Steph, I wish you and yours, a great Thanksgiving.
Dean
Thank you for the greater detail in history. It may have been the Pequots who were massacred and actually commemorated by the Governor by the very first Thanksgiving proclamation that went extinct. But, I did not tell the students that. After all, they are high school students. I try to walk a fine line.
The truth of it is contained in Jered Diamond's book about the influence on human history of microbes. (I'm trying to make a gallette tonight or I would provide a link or at least a title. heheh) A dieoff preceeded the Europeans' advance.
What I am hoping is that they will use the club to do research on their own for extra credit in some of their classes. I'm curious to see what they can come up with. It's a good mix.
Thanks. Yeah, it is real informal and feels safe to them. We all sit around the same table. It is a very diverse group.
I introduced my last year's students as 'elders' in the club, in place of officers. Told them to use it on scholarship applications.
Have a lovely day tomorrow! Call me--we will be home. Love you.
rated
xo
Happy Thanksgiving Steph.
Peace,
Greg
Thanks for the Thanksgiving wish. Me to yours as well. Been a great day so far.
Uk,
Thanks for your comments. Would like to see some posts about these times in your life. My aunt who is 90 remembers the Sioux in South Dakota and, looking back, she feels sorry for how their lives were taken away from them.
It should be interesting this year. I want to bring some balance in with our Oregon tribes--nine in all--and doing quite well in terms of soveriegnty and solvency. Like to teach about the indigenous people who were here and, perhaps, know the ghosts whom we may bump into as we walk the woods.
Peace,
Suzy
I will keep posting on this club as it goes along. No indigenous blood in my actual veins, but it does run in my virtual veins.
That was very interesting indeed.
Now, I trust Bill's judgment. He is a fine man. Besides comparing me to Hitler...
I was just thinking of you yesterday and here you are! Would not like losing you to other more interesting people elsewhere and want to know what you have been up to!
Rob,
Thank you for gracing my page with your comments. (And I mean it!) Bill is one of the first friends I made here--kind and expansive heart to that man! I guess I should let him know that I quoted him--I know finding my own quote in ranting boomer's recent post was a strange (yet wonderful) experience for me. Love your avatar--so expressive of you--whimsical and intelligent.
Rated (earlier today)
Thank you, Steph, for the most awesome compliment. I think of you as a fine friend as well, and I am thrilled that there is someone out there who is actually teaching kids what really happened, and not the sanitized version that appears in so many school texts.

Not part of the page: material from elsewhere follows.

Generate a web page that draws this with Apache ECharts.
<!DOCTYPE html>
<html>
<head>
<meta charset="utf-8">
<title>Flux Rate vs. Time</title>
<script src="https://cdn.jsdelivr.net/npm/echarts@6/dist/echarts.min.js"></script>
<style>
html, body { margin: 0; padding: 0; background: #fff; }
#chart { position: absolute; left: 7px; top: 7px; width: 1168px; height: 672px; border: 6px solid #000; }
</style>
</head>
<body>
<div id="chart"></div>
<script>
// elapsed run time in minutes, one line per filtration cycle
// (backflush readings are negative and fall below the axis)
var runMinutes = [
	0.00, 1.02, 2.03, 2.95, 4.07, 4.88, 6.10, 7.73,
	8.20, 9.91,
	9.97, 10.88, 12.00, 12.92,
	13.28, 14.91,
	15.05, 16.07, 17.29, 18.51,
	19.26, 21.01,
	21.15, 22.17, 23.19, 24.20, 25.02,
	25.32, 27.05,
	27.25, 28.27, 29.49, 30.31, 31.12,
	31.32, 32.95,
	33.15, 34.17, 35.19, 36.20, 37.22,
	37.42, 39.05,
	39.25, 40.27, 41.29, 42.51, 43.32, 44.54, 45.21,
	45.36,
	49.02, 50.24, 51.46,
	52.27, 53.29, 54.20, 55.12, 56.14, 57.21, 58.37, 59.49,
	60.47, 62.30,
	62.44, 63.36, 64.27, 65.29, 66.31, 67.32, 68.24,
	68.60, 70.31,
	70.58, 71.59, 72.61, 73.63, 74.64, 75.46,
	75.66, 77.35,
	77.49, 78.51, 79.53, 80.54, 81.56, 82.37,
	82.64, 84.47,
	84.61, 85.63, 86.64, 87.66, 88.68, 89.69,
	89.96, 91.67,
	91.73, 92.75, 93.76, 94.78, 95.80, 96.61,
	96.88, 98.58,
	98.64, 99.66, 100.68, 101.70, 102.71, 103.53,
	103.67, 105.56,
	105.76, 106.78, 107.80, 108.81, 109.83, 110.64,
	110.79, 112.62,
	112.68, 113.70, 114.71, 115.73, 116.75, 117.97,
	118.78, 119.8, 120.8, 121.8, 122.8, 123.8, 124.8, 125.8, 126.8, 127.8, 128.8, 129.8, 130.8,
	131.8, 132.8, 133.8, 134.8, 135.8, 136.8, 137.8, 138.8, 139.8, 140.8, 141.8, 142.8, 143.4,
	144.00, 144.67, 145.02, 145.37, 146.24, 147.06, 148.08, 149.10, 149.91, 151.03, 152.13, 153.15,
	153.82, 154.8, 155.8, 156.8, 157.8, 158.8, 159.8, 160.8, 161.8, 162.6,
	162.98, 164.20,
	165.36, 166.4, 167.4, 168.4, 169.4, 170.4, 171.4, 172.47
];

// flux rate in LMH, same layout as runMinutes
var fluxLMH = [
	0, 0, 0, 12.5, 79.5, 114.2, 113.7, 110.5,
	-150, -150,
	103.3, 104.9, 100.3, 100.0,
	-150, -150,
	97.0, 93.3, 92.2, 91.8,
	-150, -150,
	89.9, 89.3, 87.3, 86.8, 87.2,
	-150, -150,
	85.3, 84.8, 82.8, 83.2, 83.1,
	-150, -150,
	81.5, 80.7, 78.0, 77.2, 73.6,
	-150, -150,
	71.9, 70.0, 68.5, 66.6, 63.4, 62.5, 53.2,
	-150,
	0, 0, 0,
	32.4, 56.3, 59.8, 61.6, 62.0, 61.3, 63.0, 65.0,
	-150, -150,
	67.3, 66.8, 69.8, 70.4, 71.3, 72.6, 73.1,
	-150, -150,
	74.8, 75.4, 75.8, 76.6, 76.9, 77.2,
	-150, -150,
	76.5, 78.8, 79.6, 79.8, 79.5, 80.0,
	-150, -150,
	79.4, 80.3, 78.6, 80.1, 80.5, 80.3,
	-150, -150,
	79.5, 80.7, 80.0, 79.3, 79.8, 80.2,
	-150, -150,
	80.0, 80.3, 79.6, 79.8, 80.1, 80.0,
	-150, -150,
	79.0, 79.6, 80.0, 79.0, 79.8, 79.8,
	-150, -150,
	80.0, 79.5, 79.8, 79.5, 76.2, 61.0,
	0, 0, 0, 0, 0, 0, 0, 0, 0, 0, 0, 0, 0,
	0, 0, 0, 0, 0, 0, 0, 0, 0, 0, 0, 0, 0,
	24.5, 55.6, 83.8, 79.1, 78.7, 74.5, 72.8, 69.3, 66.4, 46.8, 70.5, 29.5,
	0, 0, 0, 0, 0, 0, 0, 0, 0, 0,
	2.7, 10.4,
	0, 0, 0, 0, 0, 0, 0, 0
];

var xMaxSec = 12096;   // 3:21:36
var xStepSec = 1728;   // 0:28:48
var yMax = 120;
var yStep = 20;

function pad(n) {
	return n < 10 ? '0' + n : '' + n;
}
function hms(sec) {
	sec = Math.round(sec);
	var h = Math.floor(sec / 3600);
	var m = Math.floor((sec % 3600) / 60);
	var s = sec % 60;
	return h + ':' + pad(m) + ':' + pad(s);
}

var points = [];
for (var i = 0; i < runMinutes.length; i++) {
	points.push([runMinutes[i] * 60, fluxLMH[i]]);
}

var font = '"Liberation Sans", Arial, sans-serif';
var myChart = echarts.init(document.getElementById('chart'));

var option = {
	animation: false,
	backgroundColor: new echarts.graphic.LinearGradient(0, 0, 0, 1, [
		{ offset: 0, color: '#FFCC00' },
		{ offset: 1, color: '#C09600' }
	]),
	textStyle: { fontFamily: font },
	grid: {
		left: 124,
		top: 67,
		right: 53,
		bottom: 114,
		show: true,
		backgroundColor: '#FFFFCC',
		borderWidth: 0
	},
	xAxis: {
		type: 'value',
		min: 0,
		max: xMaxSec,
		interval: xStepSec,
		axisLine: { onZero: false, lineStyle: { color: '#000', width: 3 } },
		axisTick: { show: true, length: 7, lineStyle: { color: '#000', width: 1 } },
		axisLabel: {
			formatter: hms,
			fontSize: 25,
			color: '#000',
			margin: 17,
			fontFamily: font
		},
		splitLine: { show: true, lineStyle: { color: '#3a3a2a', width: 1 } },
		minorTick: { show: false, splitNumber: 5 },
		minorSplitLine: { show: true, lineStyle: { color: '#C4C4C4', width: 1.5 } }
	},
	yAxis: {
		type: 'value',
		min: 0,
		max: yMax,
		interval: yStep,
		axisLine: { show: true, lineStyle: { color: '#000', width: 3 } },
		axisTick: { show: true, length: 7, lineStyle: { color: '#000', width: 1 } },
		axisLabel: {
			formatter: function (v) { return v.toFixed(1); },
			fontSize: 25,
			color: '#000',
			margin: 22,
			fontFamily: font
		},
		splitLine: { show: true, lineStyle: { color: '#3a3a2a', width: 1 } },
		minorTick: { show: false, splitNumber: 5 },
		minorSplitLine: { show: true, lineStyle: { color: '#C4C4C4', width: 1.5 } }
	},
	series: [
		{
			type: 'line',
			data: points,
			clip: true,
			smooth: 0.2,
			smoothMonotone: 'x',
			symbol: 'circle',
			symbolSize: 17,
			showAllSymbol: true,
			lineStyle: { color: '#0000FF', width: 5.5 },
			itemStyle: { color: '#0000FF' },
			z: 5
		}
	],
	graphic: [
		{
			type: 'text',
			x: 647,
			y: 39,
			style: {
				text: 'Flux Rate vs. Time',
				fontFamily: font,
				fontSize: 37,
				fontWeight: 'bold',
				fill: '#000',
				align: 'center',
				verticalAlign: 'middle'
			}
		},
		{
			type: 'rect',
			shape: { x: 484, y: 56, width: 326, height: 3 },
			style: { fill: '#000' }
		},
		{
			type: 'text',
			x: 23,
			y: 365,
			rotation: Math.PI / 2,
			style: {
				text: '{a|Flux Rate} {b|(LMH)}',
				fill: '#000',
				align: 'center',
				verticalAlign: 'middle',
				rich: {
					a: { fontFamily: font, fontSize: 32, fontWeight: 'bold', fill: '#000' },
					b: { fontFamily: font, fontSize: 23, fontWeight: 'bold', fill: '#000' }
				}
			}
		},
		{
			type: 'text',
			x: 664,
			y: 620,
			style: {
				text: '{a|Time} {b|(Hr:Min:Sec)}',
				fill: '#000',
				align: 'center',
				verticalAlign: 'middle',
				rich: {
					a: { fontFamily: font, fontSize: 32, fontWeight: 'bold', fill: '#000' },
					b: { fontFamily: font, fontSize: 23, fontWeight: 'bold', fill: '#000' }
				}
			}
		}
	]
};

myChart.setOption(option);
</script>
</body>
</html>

Indeed, you are doing great work. I am proud to know you, lady.
I was glad that you returned to tell me your thoughts.--that's a true friend. It was really a good reminder as I tend to charge ahead.
Hey, the new OS comment story is a hit already, I see! Such fun...
David,
Thanks for dropping by. Have a piece of frybread--there's plenty. I have such a lot of unrelated facts and ideas floating around my head that I have difficulty finding a home for them. Like giving away kittens... The club is one place, and OS is the other where I can shoo them out the door.